Instructions to follow:
Quote the data exactly, first line to the line containing "3.63, 4.34, 6.36];", with no pictures.

Start of Data

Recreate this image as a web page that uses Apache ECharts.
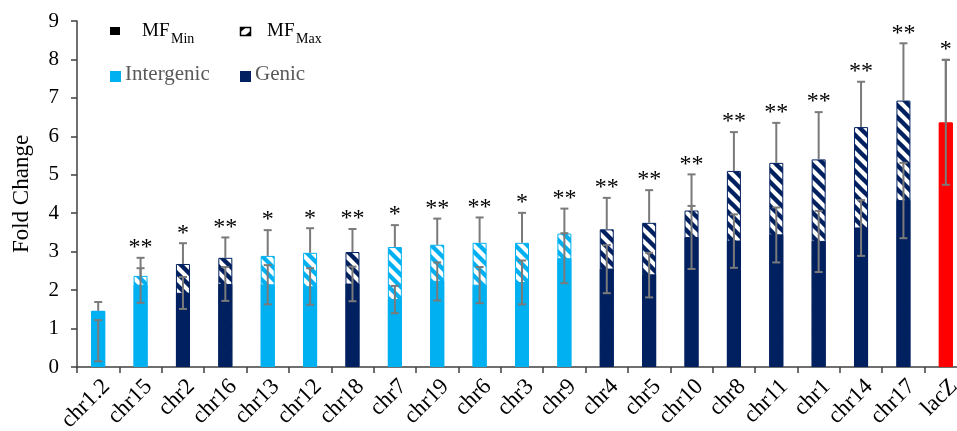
<!DOCTYPE html>
<html>
<head>
<meta charset="utf-8">
<script src="https://cdn.jsdelivr.net/npm/echarts@6/dist/echarts.min.js"></script>
<style>
  html, body { margin: 0; padding: 0; background: #fff; }
  #chart { width: 957px; height: 431px; }
</style>
</head>
<body>
<div id="chart"></div>
<script>
// Insertion sites, ordered by mean fold change
const categories = ['chr1.2','chr15','chr2','chr16','chr13','chr12','chr18','chr7','chr19','chr6','chr3','chr9','chr4','chr5','chr10','chr8','chr11','chr1','chr14','chr17','lacZ'];
const siteType = ['Intergenic','Intergenic','Genic','Genic','Intergenic','Intergenic','Genic','Intergenic','Intergenic','Intergenic','Intergenic','Intergenic','Genic','Genic','Genic','Genic','Genic','Genic','Genic','Genic','Control'];

// Fold change at maximal and minimal MF
const mfMax = [1.46, 2.37, 2.68, 2.84, 2.89, 2.97, 2.99, 3.12, 3.18, 3.23, 3.23, 3.47, 3.58, 3.75, 4.07, 5.10, 5.31, 5.40, 6.24, 6.93, 6.36];
const mfMin = [1.46, 2.14, 1.93, 2.16, 2.15, 2.10, 2.17, 1.77, 2.24, 2.14, 2.21, 2.83, 2.56, 2.41, 3.38, 3.29, 3.45, 3.28, 3.63, 4.34, 6.36];

// Error bars: upper limit of MF_Max, and range around MF_Min
const mfMaxUpper = [1.69, 2.84, 3.22, 3.37, 3.56, 3.61, 3.59, 3.69, 3.86, 3.89, 4.01, 4.12, 4.40, 4.60, 5.01, 6.11, 6.35, 6.63, 7.42, 8.42, 7.99];
const mfMinLower = [0.15, 1.67, 1.51, 1.72, 1.63, 1.62, 1.71, 1.40, 1.73, 1.66, 1.63, 2.18, 1.92, 1.81, 2.55, 2.58, 2.72, 2.47, 2.89, 3.35, 4.74];
const mfMinUpper = [1.22, 2.57, 2.34, 2.60, 2.65, 2.57, 2.61, 2.11, 2.72, 2.60, 2.77, 3.48, 3.17, 2.97, 4.19, 3.97, 4.15, 4.06, 4.34, 5.31, 7.99];

// Significance marks
const significance = ['', '**', '*', '**', '*', '*', '**', '*', '**', '**', '*', '**', '**', '**', '**', '**', '**', '**', '**', '**', '*'];

const yTicks = [0, 1, 2, 3, 4, 5, 6, 7, 8, 9];

const COLORS = { Intergenic: '#00B0F0', Genic: '#002060', Control: '#FF0000' };
const SERIF = "'Liberation Serif', 'Times New Roman', serif";

// Diagonal stripe tile used for the hatched (MF_Max) part of each bar
function stripeTile(bg, fg, size, lw) {
  const c = document.createElement('canvas');
  c.width = size; c.height = size;
  const ctx = c.getContext('2d');
  ctx.fillStyle = bg;
  ctx.fillRect(0, 0, size, size);
  ctx.strokeStyle = fg;
  ctx.lineWidth = lw;
  ctx.lineCap = 'square';
  for (let k = -1; k <= 1; k++) {
    ctx.beginPath();
    ctx.moveTo(k * size, 0);
    ctx.lineTo(k * size + size, size);
    ctx.stroke();
  }
  return c;
}
const hatchFill = {
  Intergenic: { image: stripeTile('#00B0F0', '#ffffff', 12, 4.2), repeat: 'repeat' },
  Genic: { image: stripeTile('#ffffff', '#002060', 12, 4.4), repeat: 'repeat' },
  Control: COLORS.Control
};

const maxData = mfMax.map((v, i) => ({
  value: v,
  itemStyle: { color: hatchFill[siteType[i]], borderColor: COLORS[siteType[i]], borderWidth: 1 }
}));
const minData = mfMin.map((v, i) => ({
  value: v,
  itemStyle: { color: COLORS[siteType[i]], borderColor: COLORS[siteType[i]], borderWidth: 1 }
}));
const errData = categories.map((c, i) => [i, mfMax[i], mfMaxUpper[i], mfMinLower[i], mfMinUpper[i]]);

const ERR_COLOR = '#7a7a7a';
function renderErr(params, api) {
  const i = api.value(0);
  const x = api.coord([i, 0])[0];
  const yBar = api.coord([i, api.value(1)])[1];
  const yTop = api.coord([i, api.value(2)])[1];
  const yLo = api.coord([i, api.value(3)])[1];
  const yHi = api.coord([i, api.value(4)])[1];
  const cap = 4;
  const ls = { stroke: ERR_COLOR, lineWidth: 2 };
  const seg = (x1, y1, x2, y2) => ({ type: 'line', shape: { x1, y1, x2, y2 }, style: ls });
  return {
    type: 'group',
    children: [
      seg(x, yBar, x, yTop),
      seg(x - cap, yTop, x + cap, yTop),
      seg(x, yLo, x, yHi),
      seg(x - cap, yLo, x + cap, yLo),
      seg(x - cap, yHi, x + cap, yHi),
      {
        type: 'text',
        style: {
          x: x, y: yTop - 10,
          text: significance[i],
          fill: '#000',
          font: '24px ' + SERIF,
          align: 'center',
          verticalAlign: 'middle'
        }
      }
    ]
  };
}

const chart = echarts.init(document.getElementById('chart'), null, { renderer: 'canvas' });

const legendGraphics = [
  { type: 'rect', shape: { x: 110, y: 27, width: 10, height: 8 }, style: { fill: '#000' } },
  { type: 'text', style: { x: 142, y: 41, text: 'MF', font: '19px ' + SERIF, fill: '#000', verticalAlign: 'bottom' } },
  { type: 'text', style: { x: 171, y: 46, text: 'Min', font: '14px ' + SERIF, fill: '#000', verticalAlign: 'bottom' } },
  { type: 'rect', shape: { x: 240.5, y: 27.5, width: 10, height: 8 }, style: { fill: '#fff', stroke: '#000', lineWidth: 1.5 } },
  { type: 'polygon', shape: { points: [[240.5, 27.5], [246, 27.5], [240.5, 32]] }, style: { fill: '#000' } },
  { type: 'polygon', shape: { points: [[250.5, 31], [250.5, 35.5], [245, 35.5]] }, style: { fill: '#000' } },
  { type: 'text', style: { x: 267, y: 41, text: 'MF', font: '19px ' + SERIF, fill: '#000', verticalAlign: 'bottom' } },
  { type: 'text', style: { x: 296, y: 46, text: 'Max', font: '14px ' + SERIF, fill: '#000', verticalAlign: 'bottom' } },
  { type: 'rect', shape: { x: 110, y: 71, width: 11, height: 11 }, style: { fill: COLORS.Intergenic } },
  { type: 'text', style: { x: 125, y: 85, text: 'Intergenic', font: '21px ' + SERIF, fill: '#595959', verticalAlign: 'bottom' } },
  { type: 'rect', shape: { x: 240, y: 71, width: 11, height: 11 }, style: { fill: COLORS.Genic } },
  { type: 'text', style: { x: 255, y: 85, text: 'Genic', font: '21px ' + SERIF, fill: '#595959', verticalAlign: 'bottom' } }
];

chart.setOption({
  animation: false,
  backgroundColor: '#fff',
  grid: { left: 77, width: 890, top: 21, bottom: 64, containLabel: false, outerBoundsMode: 'none' },
  xAxis: {
    type: 'category',
    data: categories,
    axisLine: { lineStyle: { color: '#404040', width: 1.5 } },
    axisTick: { show: true, length: 6, lineStyle: { color: '#404040', width: 1.5 } },
    axisLabel: {
      rotate: 45, margin: 8, interval: 0, verticalAlign: 'top',
      fontFamily: SERIF, fontSize: 23, color: '#000'
    },
    splitLine: { show: false }
  },
  yAxis: {
    type: 'value',
    min: yTicks[0], max: yTicks[yTicks.length - 1], interval: 1,
    name: 'Fold Change',
    nameLocation: 'middle',
    nameGap: 44,
    nameTextStyle: { fontFamily: SERIF, fontSize: 23, color: '#000' },
    axisLine: { show: true, lineStyle: { color: '#404040', width: 1.5 } },
    axisTick: { show: true, length: 6, lineStyle: { color: '#404040', width: 1.5 } },
    axisLabel: { margin: 18, fontFamily: SERIF, fontSize: 21, color: '#000' },
    splitLine: { show: false }
  },
  series: [
    {
      name: 'MF_Max', type: 'bar', barWidth: 14, barGap: '-100%',
      data: maxData, z: 2
    },
    {
      name: 'MF_Min', type: 'bar', barWidth: 14, barGap: '-100%',
      data: minData, z: 3
    },
    {
      name: 'error', type: 'custom', renderItem: renderErr,
      data: errData, encode: { x: 0, y: [1, 2, 3, 4] }, z: 4, silent: true
    }
  ],
  graphic: legendGraphics
});
</script>
</body>
</html>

End of Data

The completed task:
Recreate this image as a web page that uses Apache ECharts.
<!DOCTYPE html>
<html>
<head>
<meta charset="utf-8">
<script src="https://cdn.jsdelivr.net/npm/echarts@6/dist/echarts.min.js"></script>
<style>
  html, body { margin: 0; padding: 0; background: #fff; }
  #chart { width: 957px; height: 431px; }
</style>
</head>
<body>
<div id="chart"></div>
<script>
// Insertion sites, ordered by mean fold change
const categories = ['chr1.2','chr15','chr2','chr16','chr13','chr12','chr18','chr7','chr19','chr6','chr3','chr9','chr4','chr5','chr10','chr8','chr11','chr1','chr14','chr17','lacZ'];
const siteType = ['Intergenic','Intergenic','Genic','Genic','Intergenic','Intergenic','Genic','Intergenic','Intergenic','Intergenic','Intergenic','Intergenic','Genic','Genic','Genic','Genic','Genic','Genic','Genic','Genic','Control'];

// Fold change at maximal and minimal MF
const mfMax = [1.46, 2.37, 2.68, 2.84, 2.89, 2.97, 2.99, 3.12, 3.18, 3.23, 3.23, 3.47, 3.58, 3.75, 4.07, 5.10, 5.31, 5.40, 6.24, 6.93, 6.36];
const mfMin = [1.46, 2.14, 1.93, 2.16, 2.15, 2.10, 2.17, 1.77, 2.24, 2.14, 2.21, 2.83, 2.56, 2.41, 3.38, 3.29, 3.45, 3.28, 3.63, 4.34, 6.36];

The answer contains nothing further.